TWI Industrial Member Report Summary 675/1999
J M Goward
In electronic packaging of silicon die, current practice is to use surface mount components of various sizes. The problem that large area surface mount components, such as quad flat packs (QFPs) have, is the pitch requirements to connect the peripheral I/Os. As the number of I/Os increases, the pitch must be reduced to accommodate the number of pins that the package has. I/O counts have increased, and component lead pitches have been reduced from 0.5 to 0.3mm, in some cases. The leads can be easily damaged during transit and assembly of the component to the PCB.
The development of the ball grid array (BGA) has allowed area array interconnects to be made, removing the problems associated with fine pitch peripheral leaded components. Ball grid array technologies offer alternative solutions to high density interconnect requirements, using an area array of solder ball connections that can provide packages with 250-1089 I/Os in the same area as a 208 pin QFP. The pitch change, to 1.27mm, alleviates the problems associated with 0.3mm QFPs but adds a further complication. Multi-level substrates, required to allow the I/Os to fan out from the device, are now a prerequisite and more refined inspection techniques to look at the hidden solder joint are needed.

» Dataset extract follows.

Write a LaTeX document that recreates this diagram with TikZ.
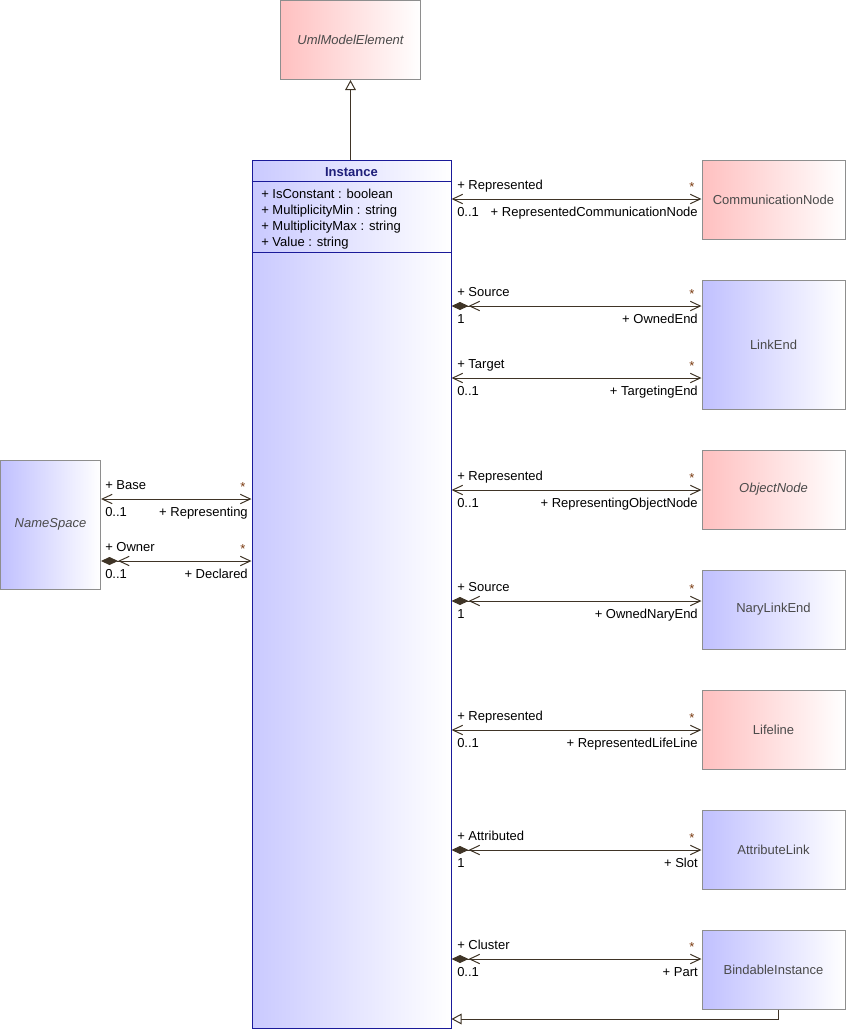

Ball grid array assemblies are rapidly gaining favour as the packaging choice for high I/O devices that require improved electrical connectivity.
The objectives of this report are to:
- Review the technology of BGA packages
- Define the advantages and disadvantages of this packaging technology
- Define the assembly and inspections requirements to make sound electrical joints
- Define the potential reliability concerns of this technology.